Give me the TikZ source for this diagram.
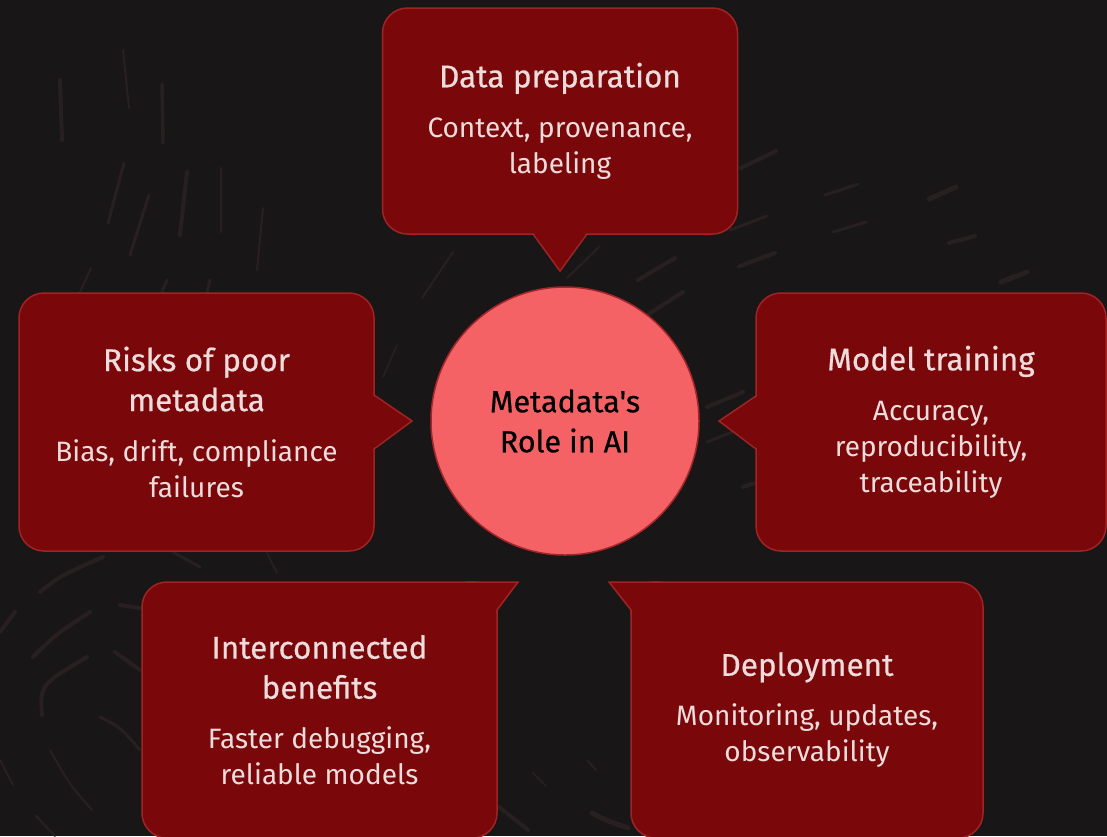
\documentclass[tikz,border=0pt]{standalone}
\usepackage{fontspec}
\setmainfont{Fira Sans}
\newfontfamily\headfont{Fira Sans}[FakeBold=0.5]

\definecolor{canvas}{HTML}{181617}
\definecolor{cardfill}{HTML}{7A0709}
\definecolor{cardedge}{HTML}{A12323}
\definecolor{hubfill}{HTML}{F46265}
\definecolor{hubedge}{HTML}{A3262A}
\definecolor{cardtext}{HTML}{EEDCDC}
\definecolor{streak}{HTML}{282020}

% title block and description block of a card (fixed word spacing)
\newcommand\cardhead[1]{{\headfont\fontsize{31.5}{40}\selectfont\spaceskip=0.27em\relax #1\par}\vspace{14pt}}
\newcommand\cardbody[1]{{\fontsize{28}{36}\selectfont\spaceskip=0.27em\relax #1\par}}

\tikzset{
  card/.style={draw=cardedge, line width=1.5pt, fill=cardfill, rounded corners=25pt,
    text=cardtext, align=center, text width=340pt, inner sep=0pt,
    minimum width=355pt, minimum height=258pt},
  tail/.style={draw=cardedge, line width=1.5pt, line join=miter},
  tailfill/.style={fill=cardfill},
  hubnode/.style={circle, draw=hubedge, fill=hubfill, line width=1.5pt,
    minimum size=268pt, inner sep=0pt, align=center, text=black,
    font=\headfont\fontsize{30.5}{40}\selectfont},
  streakline/.style={draw=streak, line cap=round, line width=#1},
  streakline/.default=3pt
}

\begin{document}
\begin{tikzpicture}[x=1pt,y=-1pt]
\useasboundingbox (0,0) rectangle (1107,836);
\clip (0,0) rectangle (1107,836);
\fill[canvas] (0,0) rectangle (1107,836);

% faint brush streaks in the background
\draw[streakline=4pt] (60,80) -- (62,140);
\draw[streakline=2pt] (123,50) -- (129,108);
\draw[streakline=3.5pt] (162,84) -- (163,143);
\draw[streakline=3pt] (124,163) -- (108,223);
\draw[streakline=3pt] (149,195) -- (130,255);
\draw[streakline=4pt] (187,172) -- (180,235);
\draw[streakline=2.5pt] (221,168) -- (221,232);
\draw[streakline=2pt] (263,208) -- (257,270);
\draw[streakline=2pt] (91,268) -- (80,292);
\draw[streakline=3pt] (167,280) -- (162,292);
\draw[streakline=3pt] (210,280) -- (207,292);
\draw[streakline=2pt] (422,298) -- (453,252);
\draw[streakline=2pt] (567,278) -- (600,246);
\draw[streakline=4pt] (638,280) -- (675,258);
\draw[streakline=4pt] (647,315) -- (683,292);
\draw[streakline=3pt] (738,267) -- (767,255);
\draw[streakline=4pt] (741,168) -- (776,151);
\draw[streakline=3pt] (825,195) -- (858,184);
\draw[streakline=5pt] (929,199) -- (956,187);
\draw[streakline=3pt] (730,230) -- (767,216);
\draw[streakline=3pt] (833,232) -- (866,222);
\draw[streakline=4pt] (949,243) -- (975,236);
\draw[streakline=4pt] (740,266) -- (775,253);
\draw[streakline=5pt] (1001,282) -- (1027,272);
\draw[streakline=4pt] (707,407) -- (743,392);
\draw[streakline=3pt] (707,442) -- (733,432);
\draw[streakline=4pt] (743,487) -- (755,483);
\draw[streakline=1.5pt] (397,345) -- (383,377);
\draw[streakline=4pt] (40,592) .. controls (60,576) .. (103,557);
\draw[streakline=4pt] (33,657) .. controls (55,635) .. (90,612);
\draw[streakline=4pt] (42,715) .. controls (40,685) .. (87,657);
\draw[streakline=4pt] (0,632) -- (15,612);
\draw[streakline=4pt] (120,605) -- (140,608);
\draw[streakline=4pt] (115,652) -- (140,670);
\draw[streakline=3pt] (100,717) .. controls (120,727) .. (140,750);
\draw[streakline=2pt] (50,750) .. controls (70,785) .. (92,810);
\draw[streakline=2pt] (0,760) -- (13,785);
\draw[streakline=2pt] (35,815) -- (55,836);
\draw[streakline=3pt] (173,552) -- (200,567);
\draw[streakline=2pt] (267,553) -- (277,573);
\draw[streakline=2pt] (533,773) -- (546,786);
\draw[streakline=2pt] (587,760) -- (596,770);
\draw[streakline=5pt] (592,813) .. controls (605,820) .. (628,828);
\draw[streakline=4pt] (499,807) -- (528,830);

% central hub
\node[hubnode] (hub) at (565,421) {Metadata's\\Role in AI};

% cards around the hub
\node[card, minimum height=226pt] (prep) at (560,121)
  {\cardhead{Data preparation}\cardbody{Context, provenance,\\labeling}};
\node[card] (risk) at (196.5,422)
  {\cardhead{Risks of poor\\metadata}\cardbody{Bias, drift, compliance\\failures}};
\node[card, minimum width=350pt] (train) at (931,422)
  {\cardhead{Model training}\cardbody{Accuracy,\\reproducibility,\\traceability}};
\node[card, minimum height=256pt] (bene) at (319.5,710)
  {\cardhead{Interconnected\\benefits}\cardbody{Faster debugging,\\reliable models}};
\node[card, minimum width=352pt, minimum height=256pt] (deploy) at (807,710)
  {\cardhead{Deployment}\cardbody{Monitoring, updates,\\observability}};

% speech-bubble tails pointing at the hub
\fill[tailfill] (533,232) -- (560,271) -- (587,232) -- cycle;
\draw[tail] (533,234) -- (560,271) -- (587,234);

\fill[tailfill] (372,395) -- (412,421) -- (372,449) -- cycle;
\draw[tail] (374,395) -- (412,421) -- (374,449);

\fill[tailfill] (758,396) -- (719,421) -- (758,449) -- cycle;
\draw[tail] (756,396) -- (719,421) -- (756,449);

\fill[tailfill] (466,582) -- (518,582) -- (497,610) -- (466,610) -- cycle;
\draw[tail] (466,582) -- (518,582) -- (497,610) -- (497,614);

\fill[tailfill] (660,582) -- (609,582) -- (631,610) -- (660,610) -- cycle;
\draw[tail] (660,582) -- (609,582) -- (631,610) -- (631,614);
\end{tikzpicture}
\end{document}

§

WHAT IS NEEDED: Repeat the material above word for word, please, apart from its images.

SOLUTION TO THIS EXERCISE:
Give me the TikZ source for this diagram.
\documentclass[tikz,border=0pt]{standalone}
\usepackage{fontspec}
\setmainfont{Fira Sans}
\newfontfamily\headfont{Fira Sans}[FakeBold=0.5]

\definecolor{canvas}{HTML}{181617}
\definecolor{cardfill}{HTML}{7A0709}
\definecolor{cardedge}{HTML}{A12323}
\definecolor{hubfill}{HTML}{F46265}
\definecolor{hubedge}{HTML}{A3262A}
\definecolor{cardtext}{HTML}{EEDCDC}
\definecolor{streak}{HTML}{282020}

% title block and description block of a card (fixed word spacing)
\newcommand\cardhead[1]{{\headfont\fontsize{31.5}{40}\selectfont\spaceskip=0.27em\relax #1\par}\vspace{14pt}}
\newcommand\cardbody[1]{{\fontsize{28}{36}\selectfont\spaceskip=0.27em\relax #1\par}}

\tikzset{
  card/.style={draw=cardedge, line width=1.5pt, fill=cardfill, rounded corners=25pt,
    text=cardtext, align=center, text width=340pt, inner sep=0pt,
    minimum width=355pt, minimum height=258pt},
  tail/.style={draw=cardedge, line width=1.5pt, line join=miter},
  tailfill/.style={fill=cardfill},
  hubnode/.style={circle, draw=hubedge, fill=hubfill, line width=1.5pt,
    minimum size=268pt, inner sep=0pt, align=center, text=black,
    font=\headfont\fontsize{30.5}{40}\selectfont},
  streakline/.style={draw=streak, line cap=round, line width=#1},
  streakline/.default=3pt
}

\begin{document}
\begin{tikzpicture}[x=1pt,y=-1pt]
\useasboundingbox (0,0) rectangle (1107,836);
\clip (0,0) rectangle (1107,836);
\fill[canvas] (0,0) rectangle (1107,836);

% faint brush streaks in the background
\draw[streakline=4pt] (60,80) -- (62,140);
\draw[streakline=2pt] (123,50) -- (129,108);
\draw[streakline=3.5pt] (162,84) -- (163,143);
\draw[streakline=3pt] (124,163) -- (108,223);
\draw[streakline=3pt] (149,195) -- (130,255);
\draw[streakline=4pt] (187,172) -- (180,235);
\draw[streakline=2.5pt] (221,168) -- (221,232);
\draw[streakline=2pt] (263,208) -- (257,270);
\draw[streakline=2pt] (91,268) -- (80,292);
\draw[streakline=3pt] (167,280) -- (162,292);
\draw[streakline=3pt] (210,280) -- (207,292);
\draw[streakline=2pt] (422,298) -- (453,252);
\draw[streakline=2pt] (567,278) -- (600,246);
\draw[streakline=4pt] (638,280) -- (675,258);
\draw[streakline=4pt] (647,315) -- (683,292);
\draw[streakline=3pt] (738,267) -- (767,255);
\draw[streakline=4pt] (741,168) -- (776,151);
\draw[streakline=3pt] (825,195) -- (858,184);
\draw[streakline=5pt] (929,199) -- (956,187);
\draw[streakline=3pt] (730,230) -- (767,216);
\draw[streakline=3pt] (833,232) -- (866,222);
\draw[streakline=4pt] (949,243) -- (975,236);
\draw[streakline=4pt] (740,266) -- (775,253);
\draw[streakline=5pt] (1001,282) -- (1027,272);
\draw[streakline=4pt] (707,407) -- (743,392);
\draw[streakline=3pt] (707,442) -- (733,432);
\draw[streakline=4pt] (743,487) -- (755,483);
\draw[streakline=1.5pt] (397,345) -- (383,377);
\draw[streakline=4pt] (40,592) .. controls (60,576) .. (103,557);
\draw[streakline=4pt] (33,657) .. controls (55,635) .. (90,612);
\draw[streakline=4pt] (42,715) .. controls (40,685) .. (87,657);
\draw[streakline=4pt] (0,632) -- (15,612);
\draw[streakline=4pt] (120,605) -- (140,608);
\draw[streakline=4pt] (115,652) -- (140,670);
\draw[streakline=3pt] (100,717) .. controls (120,727) .. (140,750);
\draw[streakline=2pt] (50,750) .. controls (70,785) .. (92,810);
\draw[streakline=2pt] (0,760) -- (13,785);
\draw[streakline=2pt] (35,815) -- (55,836);
\draw[streakline=3pt] (173,552) -- (200,567);
\draw[streakline=2pt] (267,553) -- (277,573);
\draw[streakline=2pt] (533,773) -- (546,786);
\draw[streakline=2pt] (587,760) -- (596,770);
\draw[streakline=5pt] (592,813) .. controls (605,820) .. (628,828);
\draw[streakline=4pt] (499,807) -- (528,830);

% central hub
\node[hubnode] (hub) at (565,421) {Metadata's\\Role in AI};

% cards around the hub
\node[card, minimum height=226pt] (prep) at (560,121)
  {\cardhead{Data preparation}\cardbody{Context, provenance,\\labeling}};
\node[card] (risk) at (196.5,422)
  {\cardhead{Risks of poor\\metadata}\cardbody{Bias, drift, compliance\\failures}};
\node[card, minimum width=350pt] (train) at (931,422)
  {\cardhead{Model training}\cardbody{Accuracy,\\reproducibility,\\traceability}};
\node[card, minimum height=256pt] (bene) at (319.5,710)
  {\cardhead{Interconnected\\benefits}\cardbody{Faster debugging,\\reliable models}};
\node[card, minimum width=352pt, minimum height=256pt] (deploy) at (807,710)
  {\cardhead{Deployment}\cardbody{Monitoring, updates,\\observability}};

% speech-bubble tails pointing at the hub
\fill[tailfill] (533,232) -- (560,271) -- (587,232) -- cycle;
\draw[tail] (533,234) -- (560,271) -- (587,234);

\fill[tailfill] (372,395) -- (412,421) -- (372,449) -- cycle;
\draw[tail] (374,395) -- (412,421) -- (374,449);

\fill[tailfill] (758,396) -- (719,421) -- (758,449) -- cycle;
\draw[tail] (756,396) -- (719,421) -- (756,449);

\fill[tailfill] (466,582) -- (518,582) -- (497,610) -- (466,610) -- cycle;
\draw[tail] (466,582) -- (518,582) -- (497,610) -- (497,614);

\fill[tailfill] (660,582) -- (609,582) -- (631,610) -- (660,610) -- cycle;
\draw[tail] (660,582) -- (609,582) -- (631,610) -- (631,614);
\end{tikzpicture}
\end{document}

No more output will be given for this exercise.